The computer retail industry, seems (to me) to be one of the industries that closest resembles the economic ideal of "perfect competition." A perfectly competitive industry is defined has having a very large (infinite) number of both sellers that all offer identical products (there are many many permutations of computer hardware, of course, but these are all essentially quantitative differences, not qualitiative, for which each individual company adjusts its price accordingly... the only real difference between companies is warranties, tech support quality, documentation, and whatever idiotic in-house software they create). Perfect competition also, of course, requires a very large number of buyers that have perfect information on what each company is selling.

Perfect competition drives everyone to sell their products for the same price, a price that produces zero economic profit (not the same as zero actual profit, but close enough... and the computer hardware business has notoriously low margins). After all, if anyone charged higher than anyone else, and they're all offering the same product, why would anyone buy from them?
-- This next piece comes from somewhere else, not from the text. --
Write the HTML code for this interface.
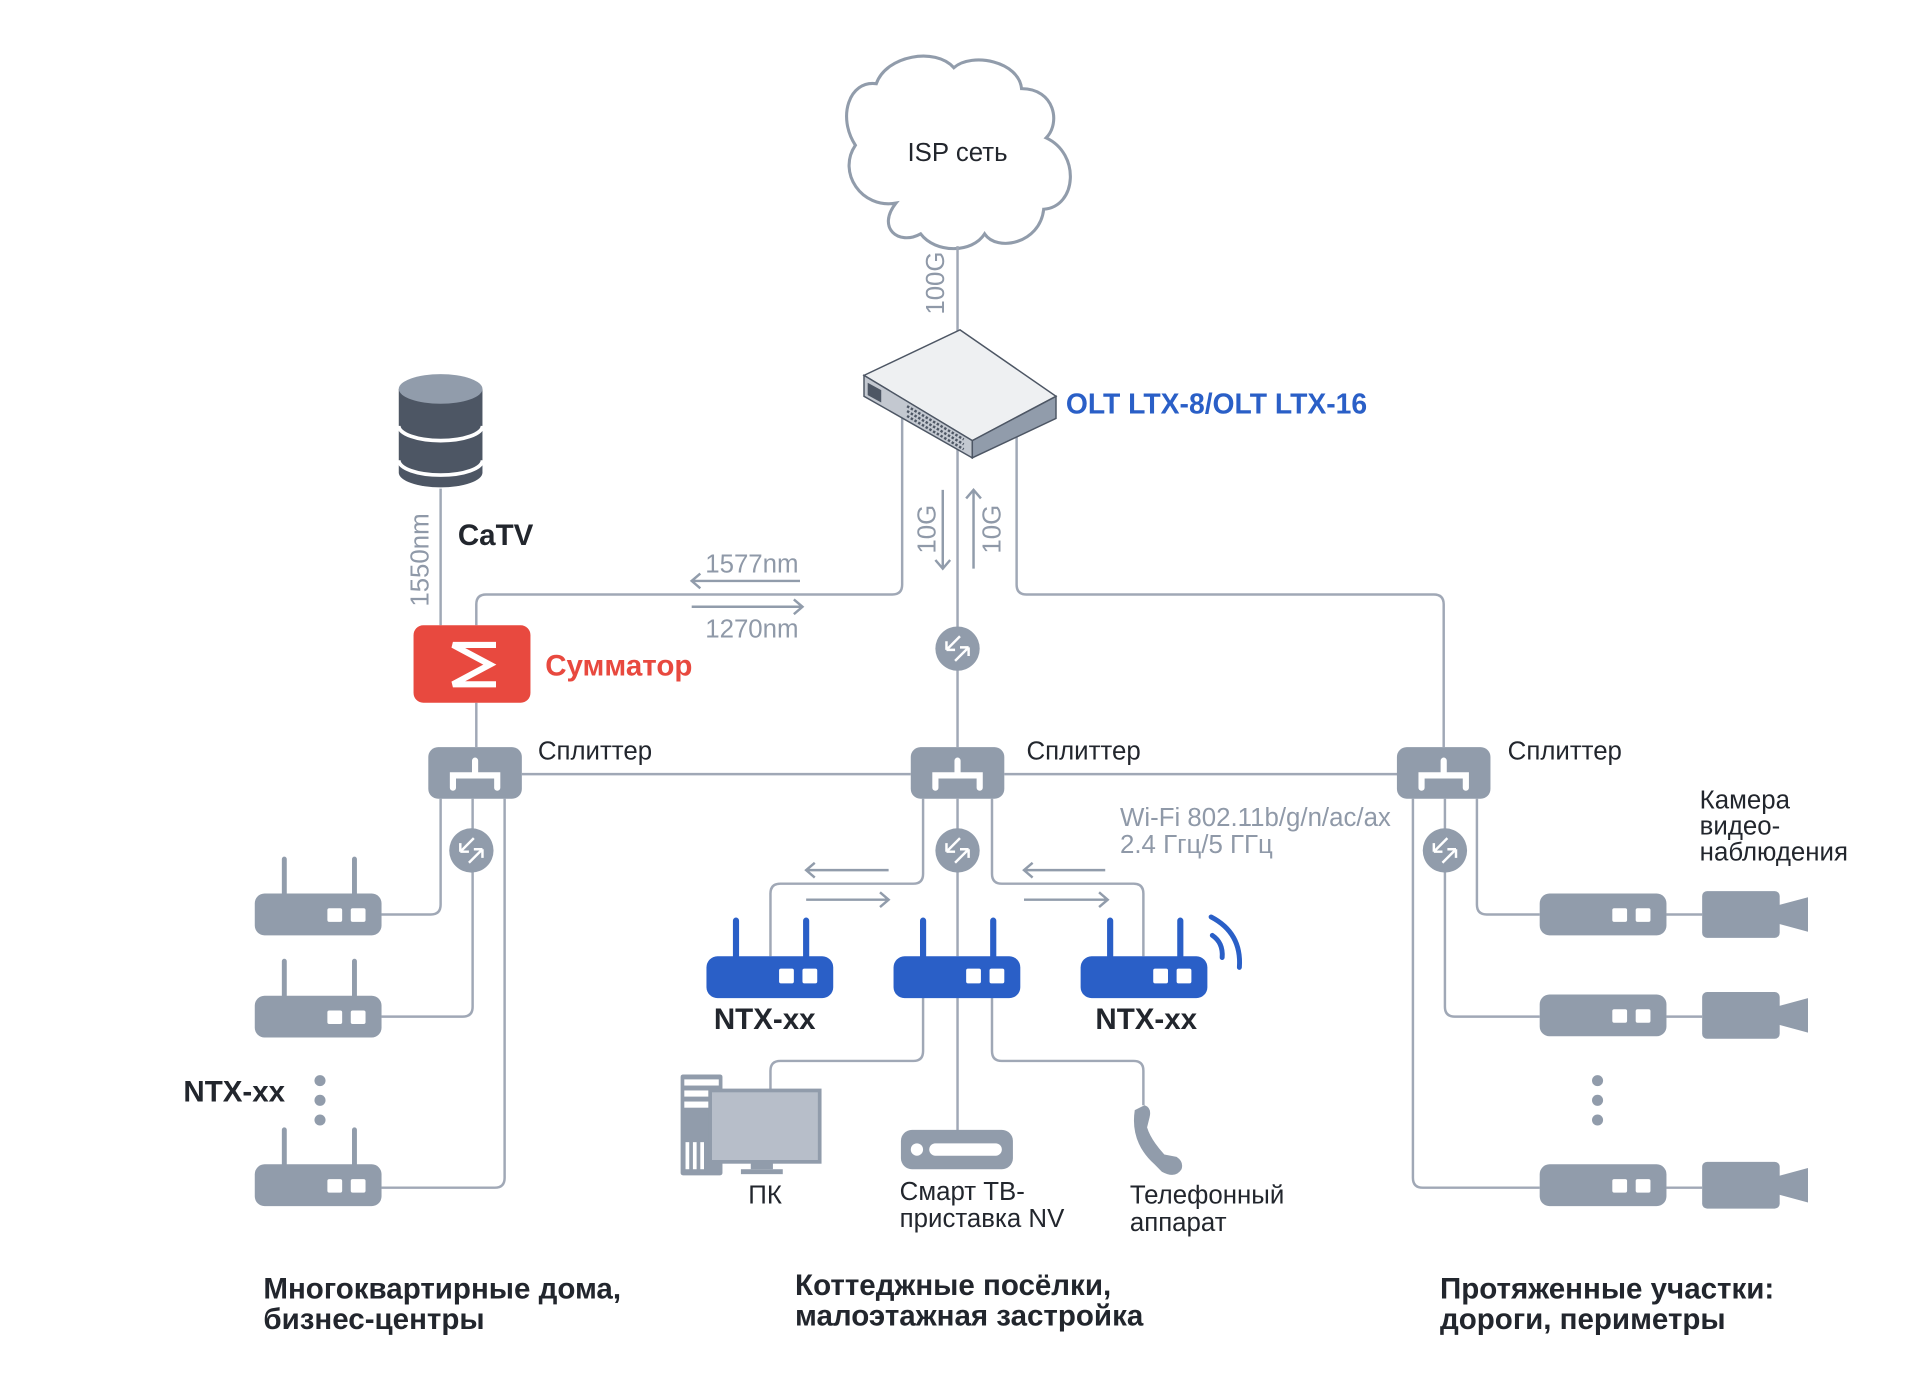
<!DOCTYPE html>
<html><head><meta charset="utf-8"><style>
html,body{margin:0;padding:0;background:#fff;}
svg{display:block;}
text{font-family:"Liberation Sans","DejaVu Sans",sans-serif;}
</style></head><body>
<svg width="1920" height="1400" viewBox="0 0 1560 1137.5" preserveAspectRatio="none" xmlns="http://www.w3.org/2000/svg">
<defs>
<g id="circ"><circle r="18" fill="#919cab"/><path d="M2,-10 L-9,1 M-9,1 v-7 M-9,1 h7 M-2,10 L9,-1 M9,-1 h-7 M9,-1 v7" stroke="#fff" stroke-width="2" fill="none"/></g>
<g id="spl"><rect x="-38" y="-21" width="76" height="42" rx="8" fill="#919cab"/><path d="M-18,12 v-10 h36 v10 M0,2 v-12" stroke="#fff" stroke-width="5" fill="none" stroke-linecap="round"/></g>
<g id="grt"><rect x="0" y="0" width="103" height="34" rx="8" fill="#919cab"/><rect x="59" y="12" width="12" height="11" rx="1.5" fill="#fff"/><rect x="78" y="12" width="12" height="11" rx="1.5" fill="#fff"/></g>
<g id="ant"><path d="M24,0 v-28 M81,0 v-28" stroke="#919cab" stroke-width="4" stroke-linecap="round"/></g>
<g id="brt"><rect x="0" y="0" width="103" height="34" rx="9" fill="#2a5fc7"/><rect x="59" y="10" width="12" height="12" rx="1.5" fill="#fff"/><rect x="78" y="10" width="12" height="12" rx="1.5" fill="#fff"/><path d="M24,0 v-29 M81,0 v-29" stroke="#2a5fc7" stroke-width="5" stroke-linecap="round"/></g>
<g id="cam"><rect x="0" y="0" width="63" height="38" rx="4" fill="#919cab"/><path d="M60,12 L86,5 L86,33 L60,26 Z" fill="#919cab"/></g>
</defs>
<g fill="none" stroke="#a0a8b6" stroke-width="2">
<path d="M728,165 C700,170 680,140 695,118 C680,95 690,65 712,68 C720,45 760,38 775,55 C790,42 828,50 830,72 C857,72 862,100 850,112 C878,125 875,168 848,170 C845,198 810,205 800,190 C790,206 760,206 748,190 C730,200 712,185 728,165 Z" stroke="#919cab" stroke-width="2.5"/>
<path d="M778,200 V290"/>
<path d="M733,330 V475 Q733,483 725,483 H395 Q387,483 387,491 V508"/>
<path d="M778,360 V607"/>
<path d="M826,355 V475 Q826,483 834,483 H1165 Q1173,483 1173,491 V607"/>
<path d="M358,397 V508"/>
<path d="M387,571 V607"/>
<path d="M424,629 H740 M816,629 H1136"/>
<path d="M766,398 V462 M760,455 L766,462 L772,455" stroke="#919cab"/>
<path d="M791,462 V398 M785,405 L791,398 L797,405" stroke="#919cab"/>
<path d="M650,472 H562 M569,466 L562,472 L569,478" stroke="#919cab"/>
<path d="M562,493 H652 M645,487 L652,493 L645,499" stroke="#919cab"/>
<path d="M358,649 V735 Q358,743 350,743 H310"/>
<path d="M384,649 V818 Q384,826 376,826 H310"/>
<path d="M410,649 V957 Q410,965 402,965 H310"/>
<path d="M750,649 V710 Q750,718 742,718 H634 Q626,718 626,726 V777"/>
<path d="M806,649 V710 Q806,718 814,718 H921 Q929,718 929,726 V777"/>
<path d="M778,649 V777"/>
<path d="M722,707 H655 M662,701 L655,707 L662,713 M655,731 H722 M715,725 L722,731 L715,737" stroke="#919cab"/>
<path d="M898,707 H832 M839,701 L832,707 L839,713 M832,731 H900 M893,725 L900,731 L893,737" stroke="#919cab"/>
<path d="M750,810 V854 Q750,862 742,862 H634 Q626,862 626,870 V887"/>
<path d="M778,810 V920"/>
<path d="M806,810 V854 Q806,862 814,862 H921 Q929,862 929,870 V898"/>
<path d="M1200,649 V735 Q1200,743 1208,743 H1251 M1354,743 H1383"/>
<path d="M1174,649 V818 Q1174,826 1182,826 H1251 M1354,826 H1383"/>
<path d="M1148,649 V957 Q1148,965 1156,965 H1251 M1354,965 H1383"/>
</g>
<polygon points="702,305 780,268 858,322 790,358" fill="#eef0f2" stroke="#4d5664" stroke-width="1.2"/>
<polygon points="702,305 790,358 790,372 702,322" fill="#c3c8d0" stroke="#4d5664" stroke-width="1.2"/>
<polygon points="790,358 858,322 858,340 790,372" fill="#919cab" stroke="#4d5664" stroke-width="1.2"/>
<polygon points="705,311 716,317 716,327 705,321" fill="#4d5664"/>
<path d="M737,330 L783,357 M737,334 L783,361 M737,338 L783,365" stroke="#4d5664" stroke-width="2" stroke-dasharray="2,1.5"/>
<path d="M324,316 V384 A34,12 0 0 0 392,384 V316 Z" fill="#4d5664"/>
<ellipse cx="358" cy="316" rx="34" ry="12" fill="#919cab"/>
<path d="M324,346 A34,12 0 0 0 392,346 M324,374 A34,12 0 0 0 392,374" stroke="#fff" stroke-width="3" fill="none"/>
<rect x="336" y="508" width="95" height="63" rx="8" fill="#e8493f"/>
<path d="M403,524 H368 L398,540 L368,556 H403" stroke="#fff" stroke-width="5" fill="none"/>
<use href="#circ" x="778" y="527"/>
<use href="#spl" x="386" y="628"/><use href="#spl" x="778" y="628"/><use href="#spl" x="1173" y="628"/>
<use href="#circ" x="383" y="691"/><use href="#circ" x="778" y="691"/><use href="#circ" x="1174" y="691"/>
<use href="#grt" x="207" y="726"/><use href="#ant" x="207" y="726"/>
<use href="#grt" x="207" y="809"/><use href="#ant" x="207" y="809"/>
<use href="#grt" x="207" y="946"/><use href="#ant" x="207" y="946"/>
<g fill="#919cab"><circle cx="260" cy="878" r="4.5"/><circle cx="260" cy="894" r="4.5"/><circle cx="260" cy="910" r="4.5"/>
<circle cx="1298" cy="878" r="4.5"/><circle cx="1298" cy="894" r="4.5"/><circle cx="1298" cy="910" r="4.5"/></g>
<use href="#brt" x="574" y="777"/><use href="#brt" x="726" y="777"/><use href="#brt" x="878" y="777"/>
<path d="M985,760 Q994,766 993,778 M984,745 Q1009,758 1007,786" stroke="#2a5fc7" stroke-width="4" fill="none" stroke-linecap="round"/>
<rect x="553" y="873" width="34" height="82" rx="2" fill="#919cab"/>
<g fill="#fff"><rect x="556" y="877" width="28" height="5"/><rect x="556" y="886" width="28" height="5"/><rect x="556" y="895" width="28" height="5"/>
<rect x="557" y="928" width="3" height="22"/><rect x="563" y="928" width="3" height="22"/><rect x="569" y="928" width="3" height="22"/></g>
<rect x="577" y="886" width="89" height="58" fill="#b7bec9" stroke="#919cab" stroke-width="3"/>
<rect x="610" y="944" width="18" height="6" fill="#919cab"/><rect x="602" y="950" width="34" height="4" fill="#919cab"/>
<rect x="732" y="918" width="91" height="32" rx="9" fill="#919cab"/>
<circle cx="745" cy="934" r="5" fill="#fff"/><rect x="755" y="929" width="59" height="10" rx="5" fill="#fff"/>
<path d="M922,902 Q918,928 938,946 L944,952 Q955,958 960,950 Q962,944 956,940 L946,938 Q935,926 932,916 L934,908 Q936,900 930,898 Z" fill="#919cab"/>
<use href="#grt" x="1251" y="726"/><use href="#grt" x="1251" y="808"/><use href="#grt" x="1251" y="946"/>
<use href="#cam" x="1383" y="724"/><use href="#cam" x="1383" y="806"/><use href="#cam" x="1383" y="944"/>
<g fill="#22262d" font-size="21">
<text x="778" y="131" text-anchor="middle">ISP сеть</text>
<text x="437" y="617">Сплиттер</text>
<text x="834" y="617">Сплиттер</text>
<text x="1225" y="617">Сплиттер</text>
<text x="608" y="978">ПК</text>
<text x="731" y="975">Смарт ТВ-</text>
<text x="731" y="997">приставка NV</text>
<text x="918" y="978">Телефонный</text>
<text x="918" y="1000">аппарат</text>
<text x="1381" y="657">Камера</text>
<text x="1381" y="678">видео-</text>
<text x="1381" y="699">наблюдения</text>
</g>
<g fill="#22262d" font-size="24" font-weight="bold">
<text x="372" y="443">CaTV</text>
<text x="149" y="895">NTX-xx</text>
<text x="580" y="836">NTX-xx</text>
<text x="890" y="836">NTX-xx</text>
<text x="214" y="1055">Многоквартирные дома,</text>
<text x="214" y="1080">бизнес-центры</text>
<text x="646" y="1052">Коттеджные посёлки,</text>
<text x="646" y="1077">малоэтажная застройка</text>
<text x="1170" y="1055">Протяженные участки:</text>
<text x="1170" y="1080">дороги, периметры</text>
</g>
<text x="866" y="336" font-size="23" font-weight="bold" fill="#2a5fc7">OLT LTX-8/OLT LTX-16</text>
<text x="443" y="549" font-size="24" font-weight="bold" fill="#e8493f">Сумматор</text>
<g fill="#8f99a8" font-size="21">
<text x="573" y="465">1577nm</text>
<text x="573" y="518">1270nm</text>
<text x="910" y="671">Wi-Fi 802.11b/g/n/ac/ax</text>
<text x="910" y="693">2.4 Ггц/5 ГГц</text>
<text transform="translate(767,230) rotate(-90)" text-anchor="middle">100G</text>
<text transform="translate(760,430) rotate(-90)" text-anchor="middle">10G</text>
<text transform="translate(813,430) rotate(-90)" text-anchor="middle">10G</text>
<text transform="translate(348,455) rotate(-90)" text-anchor="middle">1550nm</text>
</g>
</svg>
</body></html>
Walmart is not a big player in the computer business (in perfect competition, the overwhelming number of sellers guarantees that any individual seller's decisions cannot affect the whole market). They may be able to successfully and profitably tap the market of ultra-cheap Windows-less computers. But that means that they are no longer offering a product identical to the rest of the market, and perfect competition no longer applies. If they then attempt to switch to the regular computer industry, they will still have no leverage, and Microsoft will have no incentive to offer them a discount.

In other words, if perfect competition does indeed apply, the people that buy Lindows PCs from Walmart will not be customers that would otherwise buy Windows-ed PCs. They are 2 separate markets. If a consumer wants a Windows PC for as cheap as possible, there is no shortage of vendors. If he buys a Lindows box from Walmart instead, its because he thought, for his needs, a Windows-less PC was a better value to begin with.

Ultimately, there's many reasons perfect competition might not apply, particularly on the "perfect information" front. Oh well.